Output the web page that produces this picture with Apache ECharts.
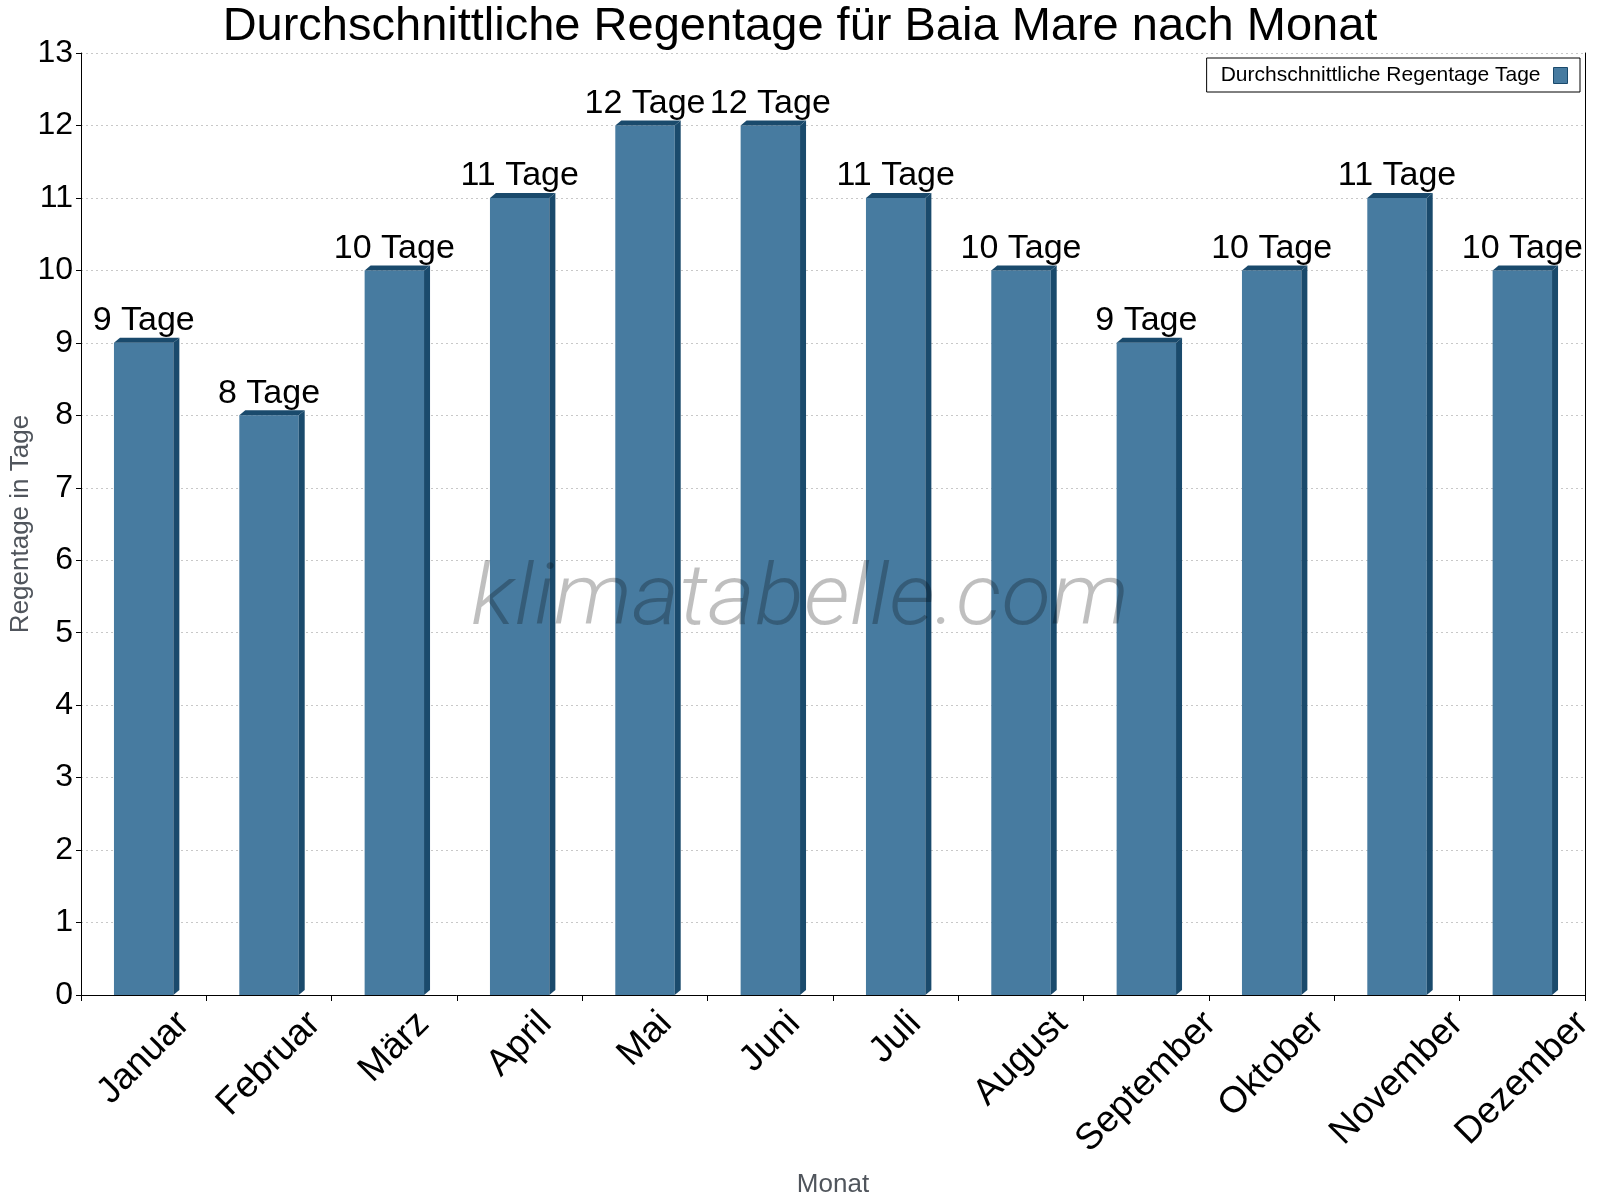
<!DOCTYPE html>
<html>
<head>
<meta charset="utf-8">
<script src="https://cdn.jsdelivr.net/npm/echarts@6/dist/echarts.min.js"></script>
<style>
  html, body { margin: 0; padding: 0; background: #fff; }
  #chart { width: 1600px; height: 1200px; }
</style>
</head>
<body>
<div id="chart"></div>
<script>
// Daten
const months = ["Januar", "Februar", "März", "April", "Mai", "Juni", "Juli", "August", "September", "Oktober", "November", "Dezember"];
const rainDays = [9, 8, 10, 11, 12, 12, 11, 10, 9, 10, 11, 10];
const unit = "Tage";
const seriesName = "Durchschnittliche Regentage Tage";

const FONT = "'Liberation Sans', Arial, sans-serif";
const FRONT = "#477ba0";
const DARK = "#1a4a6c";
const VALUE_FONT = "34px " + FONT;
const MONTH_FONT = "37px " + FONT;

// zum Messen der Monatsnamen
const measureCtx = document.createElement("canvas").getContext("2d");
measureCtx.font = MONTH_FONT;

const myChart = echarts.init(document.getElementById("chart"));

// 3D-Balken: Vorderseite, Seite, Deckel + Beschriftung
const renderBar = (params, api) => {
  const idx = api.value(0);
  const val = api.value(1);
  const top = api.coord([idx, val]);
  const base = api.coord([idx, 0]);
  const w = api.size([1, 0])[0] * 0.474;
  const xl = top[0] - w / 2;
  const xr = top[0] + w / 2;
  const yt = top[1];
  const yb = base[1];
  const dx = 6, dy = 5;
  return {
    type: "group",
    children: [
      { type: "rect", shape: { x: xl, y: yt, width: w, height: yb - yt }, style: { fill: FRONT } },
      { type: "polygon", shape: { points: [[xr, yt], [xr + dx, yt - dy], [xr + dx, yb - dy], [xr, yb]] }, style: { fill: DARK } },
      { type: "polygon", shape: { points: [[xl, yt], [xl + dx, yt - dy], [xr + dx, yt - dy], [xr, yt]] }, style: { fill: DARK } },
      {
        type: "text",
        x: top[0],
        y: yt - 5,
        style: { text: val + " " + unit, font: VALUE_FONT, fill: "#000", align: "center", verticalAlign: "bottom" },
      },
    ],
  };
};

// gedrehte Monatsnamen, mittig unter der Kategorie
const renderMonth = (params, api) => {
  const idx = api.value(0);
  const p = api.coord([idx, 0]);
  const name = months[idx];
  const L = measureCtx.measureText(name).width;
  return {
    type: "text",
    x: p[0],
    y: p[1] + 23 + L * 0.354,
    rotation: Math.PI / 4,
    style: { text: name, font: MONTH_FONT, fill: "#000", align: "center", verticalAlign: "middle" },
  };
};

const options = {
  backgroundColor: "#fff",
  animation: false,
  title: {
    text: "Durchschnittliche Regentage für Baia Mare nach Monat",
    left: "center",
    top: -1,
    textStyle: { fontFamily: FONT, fontSize: 47, fontWeight: "normal", color: "#000" },
  },
  legend: {
    right: 20,
    top: 58,
    orient: "vertical",
    align: "right",
    padding: [7, 12, 6, 14],
    borderColor: "#000",
    borderWidth: 1,
    borderRadius: 0,
    itemWidth: 14,
    itemHeight: 16,
    textStyle: { fontFamily: FONT, fontSize: 21, color: "#000", padding: [0, 8, 0, 0] },
    data: [{ name: seriesName, icon: "rect", itemStyle: { color: FRONT, borderColor: DARK, borderWidth: 1 } }],
  },
  grid: { left: 81, right: 15, top: 53, bottom: 205, containLabel: false, outerBoundsMode: "none" },
  xAxis: {
    type: "category",
    data: months,
    name: "Monat",
    nameLocation: "middle",
    nameGap: 177,
    nameMoveOverlap: false,
    nameTextStyle: { fontFamily: FONT, fontSize: 26, color: "#50555c" },
    axisLine: { lineStyle: { color: "#000", width: 1 } },
    axisTick: { show: true, interval: 0, length: 6, lineStyle: { color: "#000" } },
    axisLabel: { show: false },
    splitLine: { show: false },
  },
  yAxis: [
    {
      type: "value",
      min: 0,
      max: 13,
      interval: 1,
      name: "Regentage in Tage",
      nameLocation: "middle",
      nameGap: 47,
      nameMoveOverlap: false,
      nameTextStyle: { fontFamily: FONT, fontSize: 26, color: "#50555c" },
      axisLine: { show: true, lineStyle: { color: "#000", width: 1 } },
      axisTick: { show: true, length: 5, lineStyle: { color: "#000" } },
      axisLabel: { fontFamily: FONT, fontSize: 32, color: "#000", margin: 8 },
      splitLine: { show: true, lineStyle: { color: "#c8c8c8", type: [2, 3], width: 1 } },
    },
    {
      type: "value",
      position: "right",
      min: 0,
      max: 13,
      interval: 1,
      axisLine: { show: true, lineStyle: { color: "#000", width: 1 } },
      axisTick: { show: false },
      axisLabel: { show: false },
      splitLine: { show: false },
    },
  ],
  graphic: [
    {
      type: "text",
      x: 800,
      y: 603,
      z: 100,
      scaleX: 1.07,
      silent: true,
      style: {
        text: "klimatabelle.com",
        font: "italic 300 85px Roboto, 'Liberation Sans', sans-serif",
        fill: "rgba(0,0,0,0.25)",
        align: "center",
        verticalAlign: "middle",
      },
    },
  ],
  series: [
    {
      name: seriesName,
      type: "custom",
      renderItem: renderBar,
      itemStyle: { color: FRONT },
      clip: false,
      data: rainDays.map((v, i) => [i, v]),
    },
    {
      name: "Monatsnamen",
      type: "custom",
      renderItem: renderMonth,
      clip: false,
      silent: true,
      data: months.map((m, i) => [i, 0]),
    },
  ],
};

myChart.setOption(options);
</script>
</body>
</html>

-.-.-

WHAT THE TASK ASKS:
Restate the material word for word from its first line through the line containing "measureCtx.font = MONTH_FONT;", both included; the pictures do not belong in it.

FINAL ANSWER:
Output the web page that produces this picture with Apache ECharts.
<!DOCTYPE html>
<html>
<head>
<meta charset="utf-8">
<script src="https://cdn.jsdelivr.net/npm/echarts@6/dist/echarts.min.js"></script>
<style>
  html, body { margin: 0; padding: 0; background: #fff; }
  #chart { width: 1600px; height: 1200px; }
</style>
</head>
<body>
<div id="chart"></div>
<script>
// Daten
const months = ["Januar", "Februar", "März", "April", "Mai", "Juni", "Juli", "August", "September", "Oktober", "November", "Dezember"];
const rainDays = [9, 8, 10, 11, 12, 12, 11, 10, 9, 10, 11, 10];
const unit = "Tage";
const seriesName = "Durchschnittliche Regentage Tage";

const FONT = "'Liberation Sans', Arial, sans-serif";
const FRONT = "#477ba0";
const DARK = "#1a4a6c";
const VALUE_FONT = "34px " + FONT;
const MONTH_FONT = "37px " + FONT;

// zum Messen der Monatsnamen
const measureCtx = document.createElement("canvas").getContext("2d");
measureCtx.font = MONTH_FONT;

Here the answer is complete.